### TO BE DONE
Return only the lines from the top of the data down to the one that holds "from matplotlib.ticker import", both included, without any pictures.

### DATASET EXTRACT
============
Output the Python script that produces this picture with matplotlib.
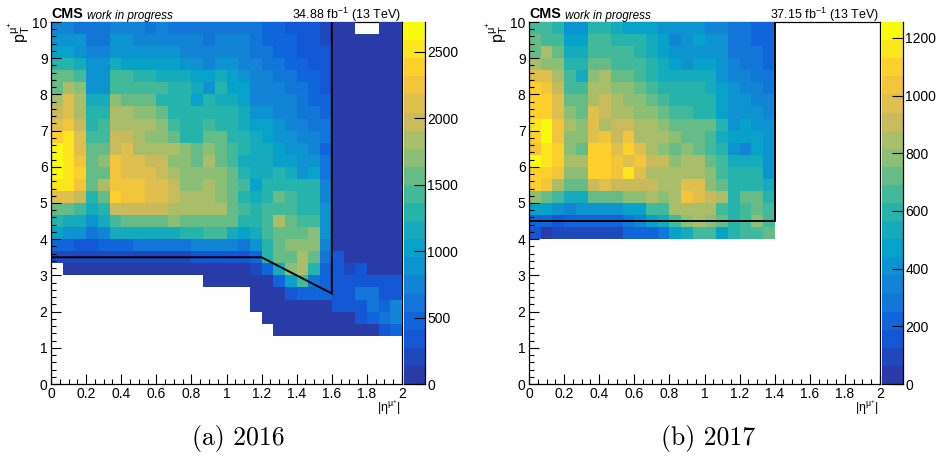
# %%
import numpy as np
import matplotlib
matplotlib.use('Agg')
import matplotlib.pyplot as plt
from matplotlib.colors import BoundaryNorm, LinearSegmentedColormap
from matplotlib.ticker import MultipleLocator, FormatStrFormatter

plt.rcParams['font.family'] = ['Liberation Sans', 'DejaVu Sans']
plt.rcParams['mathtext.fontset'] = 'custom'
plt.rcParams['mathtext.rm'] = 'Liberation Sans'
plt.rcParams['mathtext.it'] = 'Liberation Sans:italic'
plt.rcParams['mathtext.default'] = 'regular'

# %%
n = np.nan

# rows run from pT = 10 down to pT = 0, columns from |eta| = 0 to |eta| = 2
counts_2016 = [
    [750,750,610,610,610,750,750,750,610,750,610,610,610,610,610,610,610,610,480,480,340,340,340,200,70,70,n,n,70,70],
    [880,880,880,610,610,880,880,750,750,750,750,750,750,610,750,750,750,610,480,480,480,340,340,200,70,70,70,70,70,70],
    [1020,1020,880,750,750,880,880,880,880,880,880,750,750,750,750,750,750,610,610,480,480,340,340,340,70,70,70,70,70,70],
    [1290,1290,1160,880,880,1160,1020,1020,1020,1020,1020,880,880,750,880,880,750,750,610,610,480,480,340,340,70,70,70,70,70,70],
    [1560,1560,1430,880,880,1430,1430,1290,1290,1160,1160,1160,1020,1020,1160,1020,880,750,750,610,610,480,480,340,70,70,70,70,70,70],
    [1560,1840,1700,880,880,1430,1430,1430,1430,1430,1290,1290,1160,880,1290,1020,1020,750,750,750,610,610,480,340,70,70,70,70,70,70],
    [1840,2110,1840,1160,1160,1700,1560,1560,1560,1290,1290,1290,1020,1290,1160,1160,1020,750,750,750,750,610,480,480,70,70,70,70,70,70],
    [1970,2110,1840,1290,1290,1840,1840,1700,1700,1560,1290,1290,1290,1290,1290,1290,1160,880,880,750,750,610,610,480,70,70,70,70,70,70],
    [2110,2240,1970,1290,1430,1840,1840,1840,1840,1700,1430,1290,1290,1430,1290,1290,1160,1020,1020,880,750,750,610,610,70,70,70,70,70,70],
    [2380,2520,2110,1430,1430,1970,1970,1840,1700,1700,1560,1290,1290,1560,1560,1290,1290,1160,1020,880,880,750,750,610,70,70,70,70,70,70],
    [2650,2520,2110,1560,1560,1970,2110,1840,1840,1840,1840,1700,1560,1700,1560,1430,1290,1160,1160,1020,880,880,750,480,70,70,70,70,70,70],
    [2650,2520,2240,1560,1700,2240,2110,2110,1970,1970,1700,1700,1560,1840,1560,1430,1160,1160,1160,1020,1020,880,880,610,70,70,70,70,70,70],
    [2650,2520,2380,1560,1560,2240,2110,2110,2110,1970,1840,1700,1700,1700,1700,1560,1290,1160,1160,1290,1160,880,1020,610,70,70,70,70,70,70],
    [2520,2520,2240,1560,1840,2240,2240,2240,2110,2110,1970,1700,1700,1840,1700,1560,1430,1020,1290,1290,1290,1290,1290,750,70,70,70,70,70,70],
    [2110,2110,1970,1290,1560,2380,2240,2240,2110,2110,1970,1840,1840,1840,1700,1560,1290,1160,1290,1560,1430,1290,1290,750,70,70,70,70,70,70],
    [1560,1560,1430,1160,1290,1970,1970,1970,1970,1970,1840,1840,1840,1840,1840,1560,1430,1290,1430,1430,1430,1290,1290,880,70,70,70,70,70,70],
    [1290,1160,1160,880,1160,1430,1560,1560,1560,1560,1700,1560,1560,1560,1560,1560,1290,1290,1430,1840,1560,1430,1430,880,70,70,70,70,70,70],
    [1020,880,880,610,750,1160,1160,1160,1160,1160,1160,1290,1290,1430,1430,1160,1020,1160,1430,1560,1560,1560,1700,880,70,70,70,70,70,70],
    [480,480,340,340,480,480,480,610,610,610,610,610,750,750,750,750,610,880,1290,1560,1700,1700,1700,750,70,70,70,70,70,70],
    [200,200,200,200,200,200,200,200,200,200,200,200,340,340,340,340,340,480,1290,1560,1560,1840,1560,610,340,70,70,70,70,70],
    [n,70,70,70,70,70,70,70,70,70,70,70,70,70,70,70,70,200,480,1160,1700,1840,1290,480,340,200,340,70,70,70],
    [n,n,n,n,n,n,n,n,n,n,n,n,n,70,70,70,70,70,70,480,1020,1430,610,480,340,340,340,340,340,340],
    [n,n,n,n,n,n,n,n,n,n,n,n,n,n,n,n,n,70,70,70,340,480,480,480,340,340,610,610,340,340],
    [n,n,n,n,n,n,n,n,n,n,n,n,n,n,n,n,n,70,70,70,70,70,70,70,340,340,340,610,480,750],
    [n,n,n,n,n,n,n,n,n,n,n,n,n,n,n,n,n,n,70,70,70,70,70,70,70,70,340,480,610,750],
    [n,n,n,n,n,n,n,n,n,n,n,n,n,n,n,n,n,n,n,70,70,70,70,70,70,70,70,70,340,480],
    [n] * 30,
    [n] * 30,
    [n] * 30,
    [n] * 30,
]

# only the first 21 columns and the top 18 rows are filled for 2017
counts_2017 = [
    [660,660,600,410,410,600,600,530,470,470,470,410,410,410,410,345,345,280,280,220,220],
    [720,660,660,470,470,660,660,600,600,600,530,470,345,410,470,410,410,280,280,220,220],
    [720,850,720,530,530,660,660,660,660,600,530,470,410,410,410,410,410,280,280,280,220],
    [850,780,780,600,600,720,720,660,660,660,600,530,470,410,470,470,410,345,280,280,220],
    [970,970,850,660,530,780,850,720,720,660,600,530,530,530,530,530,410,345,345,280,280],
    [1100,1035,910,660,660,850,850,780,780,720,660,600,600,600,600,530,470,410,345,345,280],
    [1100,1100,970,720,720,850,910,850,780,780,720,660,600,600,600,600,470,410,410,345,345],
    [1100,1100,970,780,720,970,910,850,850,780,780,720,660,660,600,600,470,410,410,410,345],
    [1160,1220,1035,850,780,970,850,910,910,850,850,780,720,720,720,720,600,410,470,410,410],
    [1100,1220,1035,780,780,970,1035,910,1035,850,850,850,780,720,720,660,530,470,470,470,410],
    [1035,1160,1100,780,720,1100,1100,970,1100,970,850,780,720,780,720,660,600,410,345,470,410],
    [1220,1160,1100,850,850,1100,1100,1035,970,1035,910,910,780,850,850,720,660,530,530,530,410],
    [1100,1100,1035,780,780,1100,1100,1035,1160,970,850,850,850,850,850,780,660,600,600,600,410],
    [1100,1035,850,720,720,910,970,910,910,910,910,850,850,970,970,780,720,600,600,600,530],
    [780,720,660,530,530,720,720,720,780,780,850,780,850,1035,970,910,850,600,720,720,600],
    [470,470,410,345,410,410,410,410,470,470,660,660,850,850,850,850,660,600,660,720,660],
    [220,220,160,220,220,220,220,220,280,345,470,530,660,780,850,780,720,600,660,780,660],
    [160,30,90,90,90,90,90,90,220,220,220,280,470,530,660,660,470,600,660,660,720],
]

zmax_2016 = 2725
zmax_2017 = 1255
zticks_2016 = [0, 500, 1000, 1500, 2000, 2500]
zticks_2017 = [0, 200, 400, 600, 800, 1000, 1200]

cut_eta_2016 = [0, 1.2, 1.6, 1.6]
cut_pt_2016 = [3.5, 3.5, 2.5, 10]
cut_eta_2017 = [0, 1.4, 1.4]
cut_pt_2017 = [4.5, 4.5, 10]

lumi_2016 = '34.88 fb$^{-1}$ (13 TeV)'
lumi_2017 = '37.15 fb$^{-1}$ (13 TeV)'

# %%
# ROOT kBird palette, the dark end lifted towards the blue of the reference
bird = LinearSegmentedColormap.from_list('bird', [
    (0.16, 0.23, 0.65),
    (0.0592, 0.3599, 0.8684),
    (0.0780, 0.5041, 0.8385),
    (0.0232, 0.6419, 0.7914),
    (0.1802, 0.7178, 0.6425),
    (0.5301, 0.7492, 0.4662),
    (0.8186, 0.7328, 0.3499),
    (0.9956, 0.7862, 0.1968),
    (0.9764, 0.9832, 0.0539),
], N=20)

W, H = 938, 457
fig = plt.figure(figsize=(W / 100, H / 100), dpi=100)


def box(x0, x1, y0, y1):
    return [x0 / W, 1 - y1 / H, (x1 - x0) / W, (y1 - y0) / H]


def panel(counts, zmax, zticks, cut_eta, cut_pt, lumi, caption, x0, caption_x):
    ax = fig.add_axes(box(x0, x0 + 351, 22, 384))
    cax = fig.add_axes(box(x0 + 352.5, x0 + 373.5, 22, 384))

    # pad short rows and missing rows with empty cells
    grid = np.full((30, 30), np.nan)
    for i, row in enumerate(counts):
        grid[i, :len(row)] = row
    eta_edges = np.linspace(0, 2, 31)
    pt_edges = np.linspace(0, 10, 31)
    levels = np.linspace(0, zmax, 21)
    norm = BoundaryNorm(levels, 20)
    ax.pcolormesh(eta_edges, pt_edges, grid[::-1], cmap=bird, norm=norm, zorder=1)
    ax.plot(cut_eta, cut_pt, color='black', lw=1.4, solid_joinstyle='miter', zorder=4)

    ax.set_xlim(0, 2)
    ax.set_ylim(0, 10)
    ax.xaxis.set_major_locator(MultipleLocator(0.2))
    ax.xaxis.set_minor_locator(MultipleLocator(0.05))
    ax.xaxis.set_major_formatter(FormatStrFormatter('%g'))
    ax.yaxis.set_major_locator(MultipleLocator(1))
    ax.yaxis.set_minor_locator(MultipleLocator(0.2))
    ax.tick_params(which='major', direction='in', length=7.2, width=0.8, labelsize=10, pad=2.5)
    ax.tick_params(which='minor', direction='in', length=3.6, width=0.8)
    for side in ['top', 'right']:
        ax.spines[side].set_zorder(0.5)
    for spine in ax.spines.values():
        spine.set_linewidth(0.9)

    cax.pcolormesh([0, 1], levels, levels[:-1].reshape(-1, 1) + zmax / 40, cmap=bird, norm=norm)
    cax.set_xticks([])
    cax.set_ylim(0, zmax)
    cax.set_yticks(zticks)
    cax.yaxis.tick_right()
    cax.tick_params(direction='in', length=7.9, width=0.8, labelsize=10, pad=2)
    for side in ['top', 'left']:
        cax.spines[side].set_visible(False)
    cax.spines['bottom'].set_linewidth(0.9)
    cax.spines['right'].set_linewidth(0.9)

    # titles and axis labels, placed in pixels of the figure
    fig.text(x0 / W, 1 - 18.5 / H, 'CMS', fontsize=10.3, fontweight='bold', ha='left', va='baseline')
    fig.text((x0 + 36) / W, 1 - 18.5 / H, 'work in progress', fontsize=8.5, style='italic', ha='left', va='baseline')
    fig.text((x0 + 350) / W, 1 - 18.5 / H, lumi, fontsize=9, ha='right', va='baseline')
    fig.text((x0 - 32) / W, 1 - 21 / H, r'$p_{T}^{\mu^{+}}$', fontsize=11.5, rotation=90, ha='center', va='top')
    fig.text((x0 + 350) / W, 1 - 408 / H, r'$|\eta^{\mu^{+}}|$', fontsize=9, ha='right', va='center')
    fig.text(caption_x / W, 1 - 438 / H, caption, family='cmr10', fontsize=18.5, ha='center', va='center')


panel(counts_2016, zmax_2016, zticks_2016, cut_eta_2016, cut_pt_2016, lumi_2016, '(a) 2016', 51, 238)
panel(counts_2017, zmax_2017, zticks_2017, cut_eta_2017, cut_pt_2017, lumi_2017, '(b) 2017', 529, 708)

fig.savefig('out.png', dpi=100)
============
### FINISHED EXERCISE
Output the Python script that produces this picture with matplotlib.
# %%
import numpy as np
import matplotlib
matplotlib.use('Agg')
import matplotlib.pyplot as plt
from matplotlib.colors import BoundaryNorm, LinearSegmentedColormap
from matplotlib.ticker import MultipleLocator, FormatStrFormatter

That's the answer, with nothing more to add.